The Point Bonita Lighthouse is worth the trek and the wait

California Journal

Being at the Point Bonita Lighthouse just north of San Francisco is like being at the end of the earth.

In a way, you are. It’s the western edge of the United States.

Point Bonita Lighthouse tunnel
Visitors must walk through this hand-hewn tunnel to reach the Point Bonita Lighthouse. (Sheryl Jean)

The 1885 lighthouse is still used today, so it’s open for only three hours a day three days a week: from 12:30 p.m. to 3:30 p.m. on Mondays, Saturdays and Sundays. Visiting it is like being let in on a secret.

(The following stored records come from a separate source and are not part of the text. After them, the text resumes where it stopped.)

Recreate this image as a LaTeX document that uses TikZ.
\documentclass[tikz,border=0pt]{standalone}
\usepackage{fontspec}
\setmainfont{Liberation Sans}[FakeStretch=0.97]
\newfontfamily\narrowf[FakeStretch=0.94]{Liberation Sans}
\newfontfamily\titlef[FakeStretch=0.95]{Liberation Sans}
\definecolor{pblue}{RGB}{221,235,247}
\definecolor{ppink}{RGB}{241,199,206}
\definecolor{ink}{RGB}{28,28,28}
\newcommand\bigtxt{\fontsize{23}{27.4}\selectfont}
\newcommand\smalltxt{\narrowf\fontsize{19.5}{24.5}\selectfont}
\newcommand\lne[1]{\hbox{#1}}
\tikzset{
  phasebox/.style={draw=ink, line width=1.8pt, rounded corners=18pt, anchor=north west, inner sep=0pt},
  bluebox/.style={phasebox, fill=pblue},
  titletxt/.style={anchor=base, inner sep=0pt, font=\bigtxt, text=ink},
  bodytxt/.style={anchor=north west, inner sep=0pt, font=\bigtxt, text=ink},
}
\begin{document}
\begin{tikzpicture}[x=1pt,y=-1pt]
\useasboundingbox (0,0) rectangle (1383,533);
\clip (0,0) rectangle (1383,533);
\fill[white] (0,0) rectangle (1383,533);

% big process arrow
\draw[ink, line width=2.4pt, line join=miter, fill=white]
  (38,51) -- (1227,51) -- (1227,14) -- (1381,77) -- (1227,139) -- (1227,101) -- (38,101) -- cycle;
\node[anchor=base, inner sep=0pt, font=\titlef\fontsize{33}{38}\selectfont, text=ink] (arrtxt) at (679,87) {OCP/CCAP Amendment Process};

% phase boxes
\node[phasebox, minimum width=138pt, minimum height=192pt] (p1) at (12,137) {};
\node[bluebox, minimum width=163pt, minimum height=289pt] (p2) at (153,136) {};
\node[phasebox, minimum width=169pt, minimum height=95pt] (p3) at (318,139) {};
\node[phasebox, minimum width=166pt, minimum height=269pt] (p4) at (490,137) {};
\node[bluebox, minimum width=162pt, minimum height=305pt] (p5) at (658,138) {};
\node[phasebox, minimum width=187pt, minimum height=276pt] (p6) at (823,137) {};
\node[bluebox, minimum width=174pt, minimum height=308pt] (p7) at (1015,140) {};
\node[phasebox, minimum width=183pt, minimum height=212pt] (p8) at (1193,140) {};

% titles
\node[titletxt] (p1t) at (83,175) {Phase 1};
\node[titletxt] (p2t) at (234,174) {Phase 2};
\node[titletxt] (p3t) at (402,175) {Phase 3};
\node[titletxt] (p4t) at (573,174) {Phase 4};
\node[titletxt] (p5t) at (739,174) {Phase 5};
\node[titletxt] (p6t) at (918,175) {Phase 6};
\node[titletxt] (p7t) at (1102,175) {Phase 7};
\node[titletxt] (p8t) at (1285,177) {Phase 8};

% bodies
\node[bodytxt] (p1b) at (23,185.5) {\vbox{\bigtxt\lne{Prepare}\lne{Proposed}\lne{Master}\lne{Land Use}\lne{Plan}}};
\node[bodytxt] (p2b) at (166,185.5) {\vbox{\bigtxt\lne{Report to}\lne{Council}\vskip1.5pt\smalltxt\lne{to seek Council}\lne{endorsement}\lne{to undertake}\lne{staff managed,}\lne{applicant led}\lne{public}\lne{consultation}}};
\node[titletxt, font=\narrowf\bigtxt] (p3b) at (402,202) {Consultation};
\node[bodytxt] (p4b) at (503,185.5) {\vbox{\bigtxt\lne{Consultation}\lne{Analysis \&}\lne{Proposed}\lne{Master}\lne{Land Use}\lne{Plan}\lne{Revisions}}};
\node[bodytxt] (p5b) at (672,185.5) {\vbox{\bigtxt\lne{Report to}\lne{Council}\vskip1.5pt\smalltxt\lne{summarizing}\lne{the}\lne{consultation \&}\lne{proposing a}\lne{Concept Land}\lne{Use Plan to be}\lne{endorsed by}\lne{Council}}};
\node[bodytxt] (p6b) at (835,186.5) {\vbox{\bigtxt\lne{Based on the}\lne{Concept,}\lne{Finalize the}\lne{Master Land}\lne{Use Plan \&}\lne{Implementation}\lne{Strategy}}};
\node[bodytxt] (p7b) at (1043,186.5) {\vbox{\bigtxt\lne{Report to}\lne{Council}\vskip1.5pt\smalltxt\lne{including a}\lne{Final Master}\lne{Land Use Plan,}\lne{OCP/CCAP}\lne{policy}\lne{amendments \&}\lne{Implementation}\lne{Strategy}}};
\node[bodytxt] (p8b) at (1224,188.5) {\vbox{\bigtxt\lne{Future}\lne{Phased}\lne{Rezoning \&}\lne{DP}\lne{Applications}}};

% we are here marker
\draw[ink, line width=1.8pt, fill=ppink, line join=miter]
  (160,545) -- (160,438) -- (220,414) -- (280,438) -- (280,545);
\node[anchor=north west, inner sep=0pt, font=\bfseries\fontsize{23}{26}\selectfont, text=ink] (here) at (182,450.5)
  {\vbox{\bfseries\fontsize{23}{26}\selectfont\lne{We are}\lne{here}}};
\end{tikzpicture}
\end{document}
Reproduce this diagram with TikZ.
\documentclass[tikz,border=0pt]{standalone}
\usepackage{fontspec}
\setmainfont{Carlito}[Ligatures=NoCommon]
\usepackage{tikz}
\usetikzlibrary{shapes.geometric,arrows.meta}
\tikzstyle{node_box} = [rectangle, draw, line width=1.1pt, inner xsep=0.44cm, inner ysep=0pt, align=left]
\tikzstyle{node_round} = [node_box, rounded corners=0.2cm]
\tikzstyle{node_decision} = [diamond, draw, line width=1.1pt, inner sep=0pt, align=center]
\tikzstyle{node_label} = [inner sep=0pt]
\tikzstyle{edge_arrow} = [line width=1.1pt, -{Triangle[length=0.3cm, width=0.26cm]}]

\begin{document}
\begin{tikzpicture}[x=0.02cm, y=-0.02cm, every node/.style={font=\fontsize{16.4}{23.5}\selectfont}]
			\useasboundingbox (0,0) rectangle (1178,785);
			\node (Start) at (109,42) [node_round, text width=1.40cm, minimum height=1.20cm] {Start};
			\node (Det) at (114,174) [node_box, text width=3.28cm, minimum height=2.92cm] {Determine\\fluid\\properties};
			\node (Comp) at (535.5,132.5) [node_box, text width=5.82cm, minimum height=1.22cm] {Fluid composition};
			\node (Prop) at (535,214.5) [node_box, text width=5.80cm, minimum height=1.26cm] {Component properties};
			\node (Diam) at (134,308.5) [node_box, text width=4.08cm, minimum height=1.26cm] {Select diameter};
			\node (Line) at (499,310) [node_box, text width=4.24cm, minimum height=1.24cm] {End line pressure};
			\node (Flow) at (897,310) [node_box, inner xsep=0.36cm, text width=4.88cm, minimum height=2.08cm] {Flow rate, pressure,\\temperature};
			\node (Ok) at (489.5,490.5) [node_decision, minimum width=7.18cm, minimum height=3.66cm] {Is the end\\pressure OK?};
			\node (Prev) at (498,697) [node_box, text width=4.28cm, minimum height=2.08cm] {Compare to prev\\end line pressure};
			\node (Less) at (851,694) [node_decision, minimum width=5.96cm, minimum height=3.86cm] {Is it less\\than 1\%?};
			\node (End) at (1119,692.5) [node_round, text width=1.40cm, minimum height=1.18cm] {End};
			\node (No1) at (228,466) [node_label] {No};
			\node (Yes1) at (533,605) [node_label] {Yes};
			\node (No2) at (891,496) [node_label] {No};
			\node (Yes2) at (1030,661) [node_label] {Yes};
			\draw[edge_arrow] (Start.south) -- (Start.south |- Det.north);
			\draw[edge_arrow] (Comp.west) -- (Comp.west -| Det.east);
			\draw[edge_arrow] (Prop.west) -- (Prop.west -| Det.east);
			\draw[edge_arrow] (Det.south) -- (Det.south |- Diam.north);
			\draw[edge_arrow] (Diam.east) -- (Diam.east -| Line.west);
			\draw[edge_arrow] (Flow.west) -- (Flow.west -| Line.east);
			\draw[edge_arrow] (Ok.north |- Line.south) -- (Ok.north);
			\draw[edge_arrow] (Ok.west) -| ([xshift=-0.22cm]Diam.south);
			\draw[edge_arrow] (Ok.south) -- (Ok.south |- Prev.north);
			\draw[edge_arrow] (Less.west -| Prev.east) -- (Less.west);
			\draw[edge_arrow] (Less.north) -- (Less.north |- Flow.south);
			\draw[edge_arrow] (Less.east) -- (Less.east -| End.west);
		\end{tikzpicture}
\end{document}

The U.S. Coast Guard maintains the lighthouse, which is on on the Marin Headlands and part of the Golden Gate National Recreation Area. The National Park Service provides access to visitors.

IMG_5175
After walking through a tunnel, and a narrow cliff-top path, visitors walk over this suspension bridge to reach the lighthouse. (Sheryl Jean)

Be prepared to walk a half mile to the site, through a rough rock tunnel (open only during visiting hours) and over a suspension bridge to the lighthouse, which sits on a small patch of land jutting into the Pacific Ocean. My National Park guide said it took 3.5 months to dig the tunnel by hand.

You’ll be rewarded with spectacular coastal views and seeing nature at its wildest and windiest best.

View from Point Bonita
This is the view looking North from the lighthouse. (Sheryl Jean)

How it works

The 1885 lighthouse was the third one built on the West Coast to help lead ships through dangerous water and thick fog. The original lighthouse was 300 feet above sea level, but fog often obscured the light. It moved to Point Bonita in 1877.

The Point Bonita Lighthouse can shine its beam 18 miles across the ocean in clear conditions using a Fresnel lens, which is based on ground glass prisms arranged in rings around a light source.

In dense fog, sound is used. First, there was a cannon, then a fog bell and a steam siren. Today, an electric fog horn emits two blasts every 30 seconds.

To reach the Point Bonita, visitors must to drive up and down a narrow, steep, twisting road through the Marin Headlands. Parking is limited. A free Marin Headlands Shuttle operates on weekends through September along Bunker Road, Field Road and Fort Baker, stopping at the lighthouse.